Tag Archives: Music For Nations

Candlemass – At The Gallows End (Song Review)

“Only the vultures will come to see me hang”

The hills of Tyburn ring with the awesome sound of the epicus, the doomicus, and the metallicus on Candlemass’ At The Gallows End. Taken from their second album, 1987’s Nightfall, this is basically about as metal as it gets. Life and death, faith and damnation soundtracked with the legendary Swedish band’s bludgeoning and mournful neo-classical riffage.

As with Iron Maiden’s Hallowed Be Thy Name, the song is narrated by a condemned prisoner facing his final moments on Earth. His doomed musings as he ponders his own personal Golgotha are the perfect fodder for the band’s bleak, weighty style and an ideal vehicle for the band’s new vocalist, operatic frontmonk Messiah Marcolin. He excels here. His singing over the song’s pastoral acoustic passages is wistfully sensitive but he thunders with bombastic defiance over the track’s heavier sections. It’s the kind of performance you can imagine parting the clouds.

At The Gallows End is one of the quintessential Candlemass tracks. It’s an unforgettable masterpiece that, in much the same way as the barbaric and emotive early work of Manowar, induces a very pure metal fervour. Dark, powerful and perfectly executed.

Manowar – Into Glory Ride (Album Review)

Manowar – Into Glory Ride (Music For Nations -1983)

Titter at the cover and giggle at the video for Gloves Of Metal if you must. We’ve all done it. But the seething Hatred, the awe-inspiring Gates Of Valhalla and the equal parts murderous and heartrending March For Revenge (By The Soldiers Of Death) are some of the most monumental epic doom tracks you will ever hear. And if that drop-tuned intro riff to Gloves Of Metal doesn’t send you into a paroxysm of true metal joy then you are not my friend. Into Glory Ride will crush your bones and kill your face. So wipe that smile off it.

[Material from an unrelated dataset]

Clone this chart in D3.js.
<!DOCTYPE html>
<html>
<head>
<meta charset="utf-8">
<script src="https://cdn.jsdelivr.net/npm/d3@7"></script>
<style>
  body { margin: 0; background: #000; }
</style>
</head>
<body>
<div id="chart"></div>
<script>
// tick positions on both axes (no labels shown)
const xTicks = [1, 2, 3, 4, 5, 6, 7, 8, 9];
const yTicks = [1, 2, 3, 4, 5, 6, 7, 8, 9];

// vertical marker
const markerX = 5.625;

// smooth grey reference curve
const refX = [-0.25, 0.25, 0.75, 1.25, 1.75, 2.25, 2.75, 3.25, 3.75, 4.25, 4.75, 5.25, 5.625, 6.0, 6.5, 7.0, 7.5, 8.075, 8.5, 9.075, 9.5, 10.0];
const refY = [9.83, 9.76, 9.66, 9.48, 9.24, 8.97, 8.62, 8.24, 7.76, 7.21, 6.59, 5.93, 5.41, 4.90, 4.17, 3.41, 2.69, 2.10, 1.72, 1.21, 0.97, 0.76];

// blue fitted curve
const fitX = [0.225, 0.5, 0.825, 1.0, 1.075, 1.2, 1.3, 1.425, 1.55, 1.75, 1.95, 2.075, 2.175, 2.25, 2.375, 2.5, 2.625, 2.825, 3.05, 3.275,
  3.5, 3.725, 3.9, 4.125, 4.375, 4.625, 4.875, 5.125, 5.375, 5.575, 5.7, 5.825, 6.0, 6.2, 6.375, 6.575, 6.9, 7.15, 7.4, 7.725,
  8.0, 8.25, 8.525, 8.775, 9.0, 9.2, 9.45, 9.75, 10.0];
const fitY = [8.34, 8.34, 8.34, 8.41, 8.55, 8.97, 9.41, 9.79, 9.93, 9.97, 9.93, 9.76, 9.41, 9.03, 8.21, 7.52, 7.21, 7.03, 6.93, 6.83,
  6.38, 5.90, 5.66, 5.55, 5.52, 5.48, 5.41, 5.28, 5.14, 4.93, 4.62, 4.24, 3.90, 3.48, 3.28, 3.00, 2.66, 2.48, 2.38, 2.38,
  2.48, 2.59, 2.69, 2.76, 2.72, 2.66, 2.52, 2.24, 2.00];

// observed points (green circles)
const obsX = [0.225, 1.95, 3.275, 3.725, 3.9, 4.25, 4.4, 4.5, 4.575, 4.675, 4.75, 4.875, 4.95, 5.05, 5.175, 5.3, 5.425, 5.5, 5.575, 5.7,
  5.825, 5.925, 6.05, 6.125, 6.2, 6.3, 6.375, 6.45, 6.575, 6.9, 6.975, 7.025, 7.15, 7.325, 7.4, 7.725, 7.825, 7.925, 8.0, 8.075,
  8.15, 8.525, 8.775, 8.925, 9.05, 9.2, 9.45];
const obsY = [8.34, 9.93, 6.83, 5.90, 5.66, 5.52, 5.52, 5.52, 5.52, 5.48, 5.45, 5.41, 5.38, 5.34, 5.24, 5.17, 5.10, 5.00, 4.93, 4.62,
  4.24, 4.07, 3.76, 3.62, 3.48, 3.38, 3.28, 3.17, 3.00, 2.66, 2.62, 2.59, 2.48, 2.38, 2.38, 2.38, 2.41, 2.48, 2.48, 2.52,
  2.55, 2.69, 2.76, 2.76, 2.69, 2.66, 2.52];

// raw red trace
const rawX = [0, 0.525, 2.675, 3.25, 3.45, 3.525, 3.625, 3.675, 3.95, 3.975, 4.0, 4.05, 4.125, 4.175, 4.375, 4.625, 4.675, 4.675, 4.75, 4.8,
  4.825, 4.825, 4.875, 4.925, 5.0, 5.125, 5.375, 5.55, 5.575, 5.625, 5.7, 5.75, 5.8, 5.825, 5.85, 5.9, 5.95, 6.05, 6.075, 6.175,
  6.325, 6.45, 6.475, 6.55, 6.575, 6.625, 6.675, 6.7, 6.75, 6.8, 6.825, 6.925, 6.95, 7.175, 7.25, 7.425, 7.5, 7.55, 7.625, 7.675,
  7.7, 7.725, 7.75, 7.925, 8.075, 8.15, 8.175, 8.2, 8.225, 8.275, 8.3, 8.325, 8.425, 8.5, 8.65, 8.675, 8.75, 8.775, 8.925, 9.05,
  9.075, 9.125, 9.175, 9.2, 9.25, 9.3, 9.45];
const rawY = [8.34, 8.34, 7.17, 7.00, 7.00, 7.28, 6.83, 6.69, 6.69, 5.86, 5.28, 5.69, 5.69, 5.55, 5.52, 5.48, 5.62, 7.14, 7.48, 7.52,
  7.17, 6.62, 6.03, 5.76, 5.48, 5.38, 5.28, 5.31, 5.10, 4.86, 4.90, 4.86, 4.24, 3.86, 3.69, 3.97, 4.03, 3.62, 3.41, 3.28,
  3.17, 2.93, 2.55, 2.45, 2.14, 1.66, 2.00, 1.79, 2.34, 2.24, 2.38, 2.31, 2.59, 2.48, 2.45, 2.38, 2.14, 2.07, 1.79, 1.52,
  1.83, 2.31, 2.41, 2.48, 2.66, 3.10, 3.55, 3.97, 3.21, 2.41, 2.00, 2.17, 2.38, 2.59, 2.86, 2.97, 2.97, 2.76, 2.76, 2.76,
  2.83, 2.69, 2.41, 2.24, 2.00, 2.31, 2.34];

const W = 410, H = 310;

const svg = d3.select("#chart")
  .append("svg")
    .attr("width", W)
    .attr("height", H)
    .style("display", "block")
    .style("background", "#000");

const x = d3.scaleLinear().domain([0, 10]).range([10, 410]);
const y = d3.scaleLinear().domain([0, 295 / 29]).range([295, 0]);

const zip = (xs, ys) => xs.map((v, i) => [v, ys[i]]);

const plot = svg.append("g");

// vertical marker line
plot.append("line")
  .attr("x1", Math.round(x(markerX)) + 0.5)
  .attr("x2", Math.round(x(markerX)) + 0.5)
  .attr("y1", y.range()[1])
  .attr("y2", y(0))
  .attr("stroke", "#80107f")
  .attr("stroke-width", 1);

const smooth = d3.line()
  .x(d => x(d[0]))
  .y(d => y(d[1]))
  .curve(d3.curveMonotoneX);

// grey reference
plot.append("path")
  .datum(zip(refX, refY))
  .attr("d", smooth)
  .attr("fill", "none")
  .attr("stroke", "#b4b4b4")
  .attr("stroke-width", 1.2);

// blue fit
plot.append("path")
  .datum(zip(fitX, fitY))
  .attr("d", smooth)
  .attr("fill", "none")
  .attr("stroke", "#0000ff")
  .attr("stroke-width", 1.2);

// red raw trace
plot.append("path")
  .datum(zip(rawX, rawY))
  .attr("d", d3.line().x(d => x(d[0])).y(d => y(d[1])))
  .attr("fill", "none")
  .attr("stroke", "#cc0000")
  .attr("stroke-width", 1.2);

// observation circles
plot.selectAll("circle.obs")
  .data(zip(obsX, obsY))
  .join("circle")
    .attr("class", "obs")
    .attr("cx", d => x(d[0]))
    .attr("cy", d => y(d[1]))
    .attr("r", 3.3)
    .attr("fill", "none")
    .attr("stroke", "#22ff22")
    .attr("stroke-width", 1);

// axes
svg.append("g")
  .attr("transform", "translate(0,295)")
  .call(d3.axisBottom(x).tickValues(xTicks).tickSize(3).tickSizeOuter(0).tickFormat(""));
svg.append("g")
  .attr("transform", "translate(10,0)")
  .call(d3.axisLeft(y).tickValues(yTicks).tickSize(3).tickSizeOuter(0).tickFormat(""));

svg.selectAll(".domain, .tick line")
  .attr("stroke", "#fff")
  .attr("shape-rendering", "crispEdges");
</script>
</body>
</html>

Paradise Lost – Sweetness (Song Review)

“Hatred coming on from greater heights”

Written and recorded specially for Paradise Lost’s 1994 EP Seals The Sense, Sweetness has become a much-loved gem in the band’s discography. Over time its status has been enhanced by its position as a B-Side underdog, to the extent that the band amused themselves by calling it “the greatest song ever written” in a recent interview. Northern piss-taking aside, it is an excellent track that hits the sweet spot between the heavy doom of Icon and the goth of Draconian Times. The combo of lead guitar and grinding riff in the chorus section is especially killer. Apart from Sweetness, the EP isn’t much to write home about, but the inclusion of “the greatest song ever written” makes it essential.